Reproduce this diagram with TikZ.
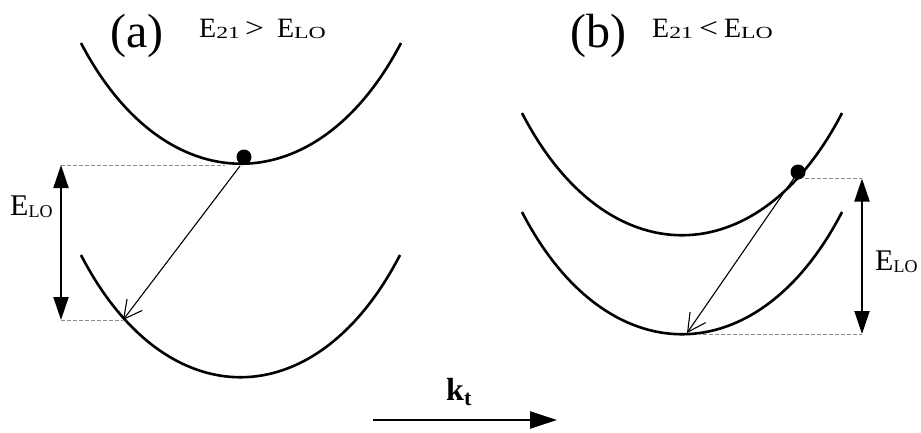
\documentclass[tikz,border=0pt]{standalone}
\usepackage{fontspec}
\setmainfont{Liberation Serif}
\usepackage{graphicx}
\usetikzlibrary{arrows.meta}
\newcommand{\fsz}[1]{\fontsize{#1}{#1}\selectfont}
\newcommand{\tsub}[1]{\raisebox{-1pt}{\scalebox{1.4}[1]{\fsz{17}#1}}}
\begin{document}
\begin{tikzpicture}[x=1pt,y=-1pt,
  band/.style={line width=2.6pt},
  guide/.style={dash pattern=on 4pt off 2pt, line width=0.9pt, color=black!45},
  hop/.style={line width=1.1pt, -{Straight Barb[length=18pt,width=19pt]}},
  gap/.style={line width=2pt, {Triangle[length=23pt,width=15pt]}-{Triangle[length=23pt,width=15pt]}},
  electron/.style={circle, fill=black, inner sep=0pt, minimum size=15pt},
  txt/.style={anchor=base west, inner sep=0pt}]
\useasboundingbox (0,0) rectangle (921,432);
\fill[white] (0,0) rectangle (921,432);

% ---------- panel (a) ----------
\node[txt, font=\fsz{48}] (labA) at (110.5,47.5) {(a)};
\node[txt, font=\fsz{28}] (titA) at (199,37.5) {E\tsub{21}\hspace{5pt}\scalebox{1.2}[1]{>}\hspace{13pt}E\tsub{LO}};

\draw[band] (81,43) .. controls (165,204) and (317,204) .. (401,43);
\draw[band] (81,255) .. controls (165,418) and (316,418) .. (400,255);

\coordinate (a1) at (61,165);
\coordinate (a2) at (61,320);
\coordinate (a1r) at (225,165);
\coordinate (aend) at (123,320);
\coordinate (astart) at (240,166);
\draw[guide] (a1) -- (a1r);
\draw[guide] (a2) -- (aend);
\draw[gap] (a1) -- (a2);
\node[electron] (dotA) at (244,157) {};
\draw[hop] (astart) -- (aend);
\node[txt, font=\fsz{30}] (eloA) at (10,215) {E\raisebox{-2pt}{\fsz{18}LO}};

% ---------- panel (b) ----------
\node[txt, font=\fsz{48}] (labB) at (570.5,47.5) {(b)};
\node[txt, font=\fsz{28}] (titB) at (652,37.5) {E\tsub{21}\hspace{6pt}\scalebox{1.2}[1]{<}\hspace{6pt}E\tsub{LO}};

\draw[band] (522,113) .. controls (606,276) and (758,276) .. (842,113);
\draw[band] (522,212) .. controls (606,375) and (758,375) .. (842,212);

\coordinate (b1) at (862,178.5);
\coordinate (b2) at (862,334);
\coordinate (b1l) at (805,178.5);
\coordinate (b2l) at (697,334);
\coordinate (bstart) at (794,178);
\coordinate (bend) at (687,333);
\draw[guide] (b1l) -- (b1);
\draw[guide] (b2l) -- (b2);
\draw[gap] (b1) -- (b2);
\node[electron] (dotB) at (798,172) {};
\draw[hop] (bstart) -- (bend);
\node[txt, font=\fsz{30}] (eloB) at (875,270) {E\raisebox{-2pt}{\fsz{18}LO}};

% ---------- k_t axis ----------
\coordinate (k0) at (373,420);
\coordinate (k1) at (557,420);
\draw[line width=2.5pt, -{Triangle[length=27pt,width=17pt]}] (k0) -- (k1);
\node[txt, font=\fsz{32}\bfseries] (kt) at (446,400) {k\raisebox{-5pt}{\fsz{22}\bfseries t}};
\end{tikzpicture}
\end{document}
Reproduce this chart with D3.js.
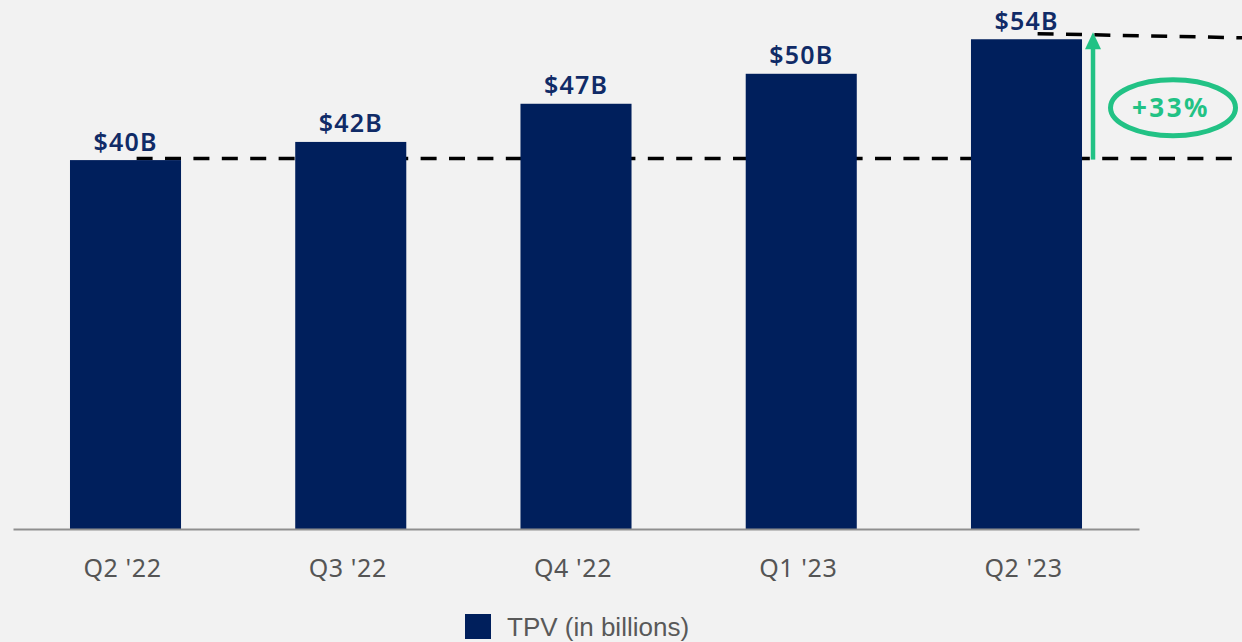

_ _ _ _ _ _ _

Task to complete
Give back all entries exactly. No pictures belong in the copy.

Final result
Reproduce this diagram with TikZ.
\documentclass[tikz,border=0pt]{standalone}
\usepackage{fontspec}
\setmainfont{Liberation Serif}
\usepackage{graphicx}
\usetikzlibrary{arrows.meta}
\newcommand{\fsz}[1]{\fontsize{#1}{#1}\selectfont}
\newcommand{\tsub}[1]{\raisebox{-1pt}{\scalebox{1.4}[1]{\fsz{17}#1}}}
\begin{document}
\begin{tikzpicture}[x=1pt,y=-1pt,
  band/.style={line width=2.6pt},
  guide/.style={dash pattern=on 4pt off 2pt, line width=0.9pt, color=black!45},
  hop/.style={line width=1.1pt, -{Straight Barb[length=18pt,width=19pt]}},
  gap/.style={line width=2pt, {Triangle[length=23pt,width=15pt]}-{Triangle[length=23pt,width=15pt]}},
  electron/.style={circle, fill=black, inner sep=0pt, minimum size=15pt},
  txt/.style={anchor=base west, inner sep=0pt}]
\useasboundingbox (0,0) rectangle (921,432);
\fill[white] (0,0) rectangle (921,432);

% ---------- panel (a) ----------
\node[txt, font=\fsz{48}] (labA) at (110.5,47.5) {(a)};
\node[txt, font=\fsz{28}] (titA) at (199,37.5) {E\tsub{21}\hspace{5pt}\scalebox{1.2}[1]{>}\hspace{13pt}E\tsub{LO}};

\draw[band] (81,43) .. controls (165,204) and (317,204) .. (401,43);
\draw[band] (81,255) .. controls (165,418) and (316,418) .. (400,255);

\coordinate (a1) at (61,165);
\coordinate (a2) at (61,320);
\coordinate (a1r) at (225,165);
\coordinate (aend) at (123,320);
\coordinate (astart) at (240,166);
\draw[guide] (a1) -- (a1r);
\draw[guide] (a2) -- (aend);
\draw[gap] (a1) -- (a2);
\node[electron] (dotA) at (244,157) {};
\draw[hop] (astart) -- (aend);
\node[txt, font=\fsz{30}] (eloA) at (10,215) {E\raisebox{-2pt}{\fsz{18}LO}};

% ---------- panel (b) ----------
\node[txt, font=\fsz{48}] (labB) at (570.5,47.5) {(b)};
\node[txt, font=\fsz{28}] (titB) at (652,37.5) {E\tsub{21}\hspace{6pt}\scalebox{1.2}[1]{<}\hspace{6pt}E\tsub{LO}};

\draw[band] (522,113) .. controls (606,276) and (758,276) .. (842,113);
\draw[band] (522,212) .. controls (606,375) and (758,375) .. (842,212);

\coordinate (b1) at (862,178.5);
\coordinate (b2) at (862,334);
\coordinate (b1l) at (805,178.5);
\coordinate (b2l) at (697,334);
\coordinate (bstart) at (794,178);
\coordinate (bend) at (687,333);
\draw[guide] (b1l) -- (b1);
\draw[guide] (b2l) -- (b2);
\draw[gap] (b1) -- (b2);
\node[electron] (dotB) at (798,172) {};
\draw[hop] (bstart) -- (bend);
\node[txt, font=\fsz{30}] (eloB) at (875,270) {E\raisebox{-2pt}{\fsz{18}LO}};

% ---------- k_t axis ----------
\coordinate (k0) at (373,420);
\coordinate (k1) at (557,420);
\draw[line width=2.5pt, -{Triangle[length=27pt,width=17pt]}] (k0) -- (k1);
\node[txt, font=\fsz{32}\bfseries] (kt) at (446,400) {k\raisebox{-5pt}{\fsz{22}\bfseries t}};
\end{tikzpicture}
\end{document}
Reproduce this chart with D3.js.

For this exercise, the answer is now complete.